Title | : | Video Frame Prediction using Adversarial Techniques |
Speaker | : | Prateep Bhattacharjee (IITM) |
Details | : | Fri, 24 Aug, 2018 2:15 PM @ A M Turing Hall |
Abstract: | : | Video frame prediction has recently been a popular problem in the field of computer vision as it caters to a wide range of applications including autonomous vehicles, surveillance and robotics. The challenge lies in the fact that, real-world scenes tend to be complex, and predicting the future events requires modeling of complicated internal representations of the ongoing events. Majority of the past approaches focused on predicting the semantics which is useful for many decision making problems. Recent methods, although better than the semantics based frameworks, often underperform in environments differing greatly from the training set and in case of faraway predictions.
This talk will cover three novel approaches to overcome the aforementioned shortcomings in the field of video frame synthesis incorporating Generative Adversarial Networks (GAN). The first of these methods uses multiple stages of GANs trained using two novel objective functions: (a) Normalized Cross-Correlation Loss (NCCL) and (b) Pairwise Contrastive Divergence Loss (PCDL), for effectively capturing the inter-frame relationships. Performance analysis on UCF-101 and KITTI datasets shows the effectiveness of the proposed loss functions in predicting future frames of a video. The second method improves over the previously proposed NCCL objective, while using the GANs in an encoder-decoder like setup along with a novel Locally Guided Gram Loss (LGGL) formulation to bring the target and generated frames closer in an intermediate feature space. This Gram matrix based minimization results in a much stable training of the network along with visible performance improvements (both qualitative and quantitative). Finally, we shall introduce a novel pixel-graph based context aggregation layer (PixGraph) which efficiently captures long range dependencies without the need of any explicit specialized objective functions.
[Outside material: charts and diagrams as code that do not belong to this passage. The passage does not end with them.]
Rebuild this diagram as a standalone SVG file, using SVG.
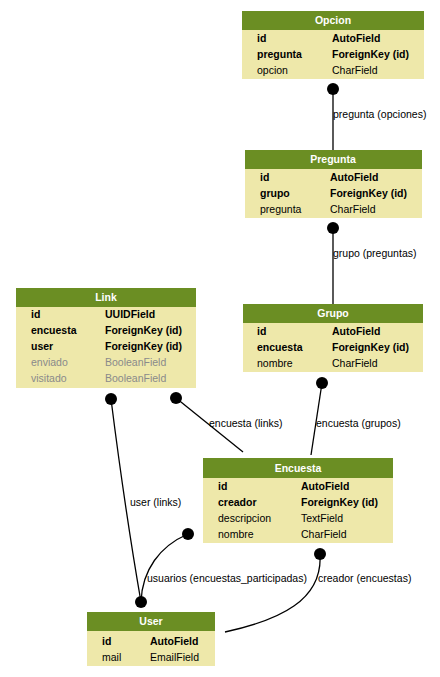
<svg xmlns="http://www.w3.org/2000/svg" width="440" height="677" viewBox="0 0 440 677">
  <style>
    .hdr { fill: #6b8e23; }
    .body { fill: #eee8aa; }
    .title { font-family: "Liberation Sans", Arial, sans-serif; font-size: 10.5px; font-weight: bold; fill: #ffffff; text-anchor: middle; }
    .f { font-family: "Liberation Sans", Arial, sans-serif; font-size: 10.5px; fill: #000000; }
    .k { font-weight: bold; }
    .dim { fill: #8a8a8a; }
    .edge { fill: none; stroke: #000000; stroke-width: 1.3; }
    .dot { fill: #000000; }
    .lbl { font-family: "Liberation Sans", Arial, sans-serif; font-size: 10.5px; fill: #000000; }
  </style>
  <rect width="440" height="677" fill="#ffffff"/>

  <!-- connectors -->
  <g id="connectors">
    <path class="edge" d="M333,89 L333,150"/>
    <circle class="dot" cx="333" cy="89" r="6"/>
    <text class="lbl" x="333" y="118">pregunta (opciones)</text>

    <path class="edge" d="M333,228 L333,304"/>
    <circle class="dot" cx="333" cy="228" r="6"/>
    <text class="lbl" x="333" y="257">grupo (preguntas)</text>

    <path class="edge" d="M322,383 L311,455"/>
    <circle class="dot" cx="322" cy="383" r="6"/>
    <text class="lbl" x="316" y="427">encuesta (grupos)</text>

    <path class="edge" d="M176,398 L243,452"/>
    <circle class="dot" cx="176" cy="398" r="6"/>
    <text class="lbl" x="209" y="427">encuesta (links)</text>

    <path class="edge" d="M111,399 Q125,510 141,602"/>
    <circle class="dot" cx="111" cy="399" r="6"/>
    <text class="lbl" x="130" y="506">user (links)</text>

    <path class="edge" d="M188,534 C160,546 142,570 141,602"/>
    <circle class="dot" cx="188" cy="534" r="6"/>
    <circle class="dot" cx="141" cy="602" r="6"/>
    <text class="lbl" x="147" y="582">usuarios (encuestas_participadas)</text>

    <path class="edge" d="M320,554 C323,600 280,620 225,632"/>
    <circle class="dot" cx="320" cy="554" r="6"/>
    <text class="lbl" x="318" y="582">creador (encuestas)</text>
  </g>

  <!-- Opcion -->
  <g id="opcion">
    <rect class="body" x="242" y="11" width="182" height="68"/>
    <rect class="hdr" x="242" y="11" width="182" height="19"/>
    <text class="title" x="333" y="24">Opcion</text>
    <text class="f k" x="257" y="42">id</text><text class="f k" x="332" y="42">AutoField</text>
    <text class="f k" x="257" y="58">pregunta</text><text class="f k" x="332" y="58">ForeignKey (id)</text>
    <text class="f" x="257" y="74">opcion</text><text class="f" x="332" y="74">CharField</text>
  </g>

  <!-- Pregunta -->
  <g id="pregunta">
    <rect class="body" x="245" y="150" width="177" height="68"/>
    <rect class="hdr" x="245" y="150" width="177" height="19"/>
    <text class="title" x="333" y="163">Pregunta</text>
    <text class="f k" x="260" y="181">id</text><text class="f k" x="330" y="181">AutoField</text>
    <text class="f k" x="260" y="197">grupo</text><text class="f k" x="330" y="197">ForeignKey (id)</text>
    <text class="f" x="260" y="213">pregunta</text><text class="f" x="330" y="213">CharField</text>
  </g>

  <!-- Link -->
  <g id="link">
    <rect class="body" x="16" y="288" width="180" height="100"/>
    <rect class="hdr" x="16" y="288" width="180" height="19"/>
    <text class="title" x="106" y="301">Link</text>
    <text class="f k" x="31" y="318">id</text><text class="f k" x="105" y="318">UUIDField</text>
    <text class="f k" x="31" y="334">encuesta</text><text class="f k" x="105" y="334">ForeignKey (id)</text>
    <text class="f k" x="31" y="350">user</text><text class="f k" x="105" y="350">ForeignKey (id)</text>
    <text class="f dim" x="31" y="366">enviado</text><text class="f dim" x="105" y="366">BooleanField</text>
    <text class="f dim" x="31" y="382">visitado</text><text class="f dim" x="105" y="382">BooleanField</text>
  </g>

  <!-- Grupo -->
  <g id="grupo">
    <rect class="body" x="243" y="304" width="180" height="68"/>
    <rect class="hdr" x="243" y="304" width="180" height="19"/>
    <text class="title" x="333" y="317">Grupo</text>
    <text class="f k" x="257" y="335">id</text><text class="f k" x="332" y="335">AutoField</text>
    <text class="f k" x="257" y="351">encuesta</text><text class="f k" x="332" y="351">ForeignKey (id)</text>
    <text class="f" x="257" y="367">nombre</text><text class="f" x="332" y="367">CharField</text>
  </g>

  <!-- Encuesta -->
  <g id="encuesta">
    <rect class="body" x="203" y="458" width="190" height="85"/>
    <rect class="hdr" x="203" y="458" width="190" height="20"/>
    <text class="title" x="298" y="472">Encuesta</text>
    <text class="f k" x="218" y="490">id</text><text class="f k" x="301" y="490">AutoField</text>
    <text class="f k" x="218" y="506">creador</text><text class="f k" x="301" y="506">ForeignKey (id)</text>
    <text class="f" x="218" y="522">descripcion</text><text class="f" x="301" y="522">TextField</text>
    <text class="f" x="218" y="538">nombre</text><text class="f" x="301" y="538">CharField</text>
  </g>

  <!-- User -->
  <g id="user">
    <rect class="body" x="87" y="612" width="128" height="54"/>
    <rect class="hdr" x="87" y="612" width="128" height="19"/>
    <text class="title" x="151" y="625">User</text>
    <text class="f k" x="102" y="645">id</text><text class="f k" x="150" y="645">AutoField</text>
    <text class="f" x="102" y="661">mail</text><text class="f" x="150" y="661">EmailField</text>
  </g>
</svg>
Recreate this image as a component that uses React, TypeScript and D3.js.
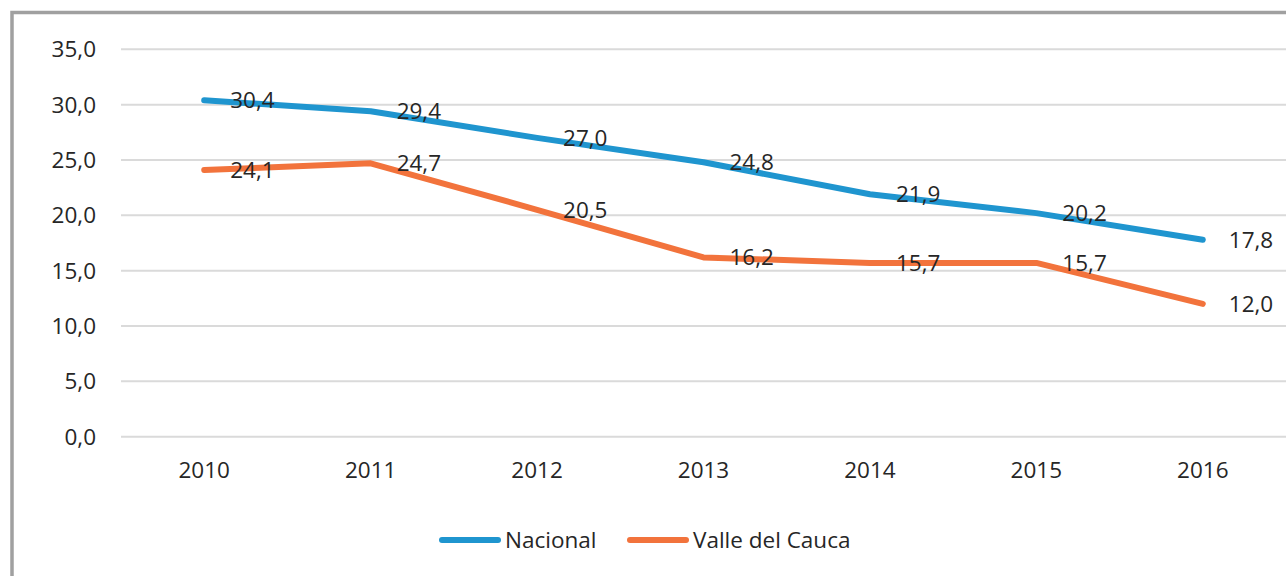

This method elegantly handles the complex issue of separate objects moving in different directions and with very dissimilar speeds. We also argue that, for real world applications of frame prediction in areas such as autonomous vehicles, predicting semantic segmentations from the unseen future is a more challenging and necessary task. We show that our proposed graph based model is able to generalize well into predicting segmentations as well as raw RGB values deep into the future using two benchmark traffic video segmentation datasets - Cityscapes and CamVid. |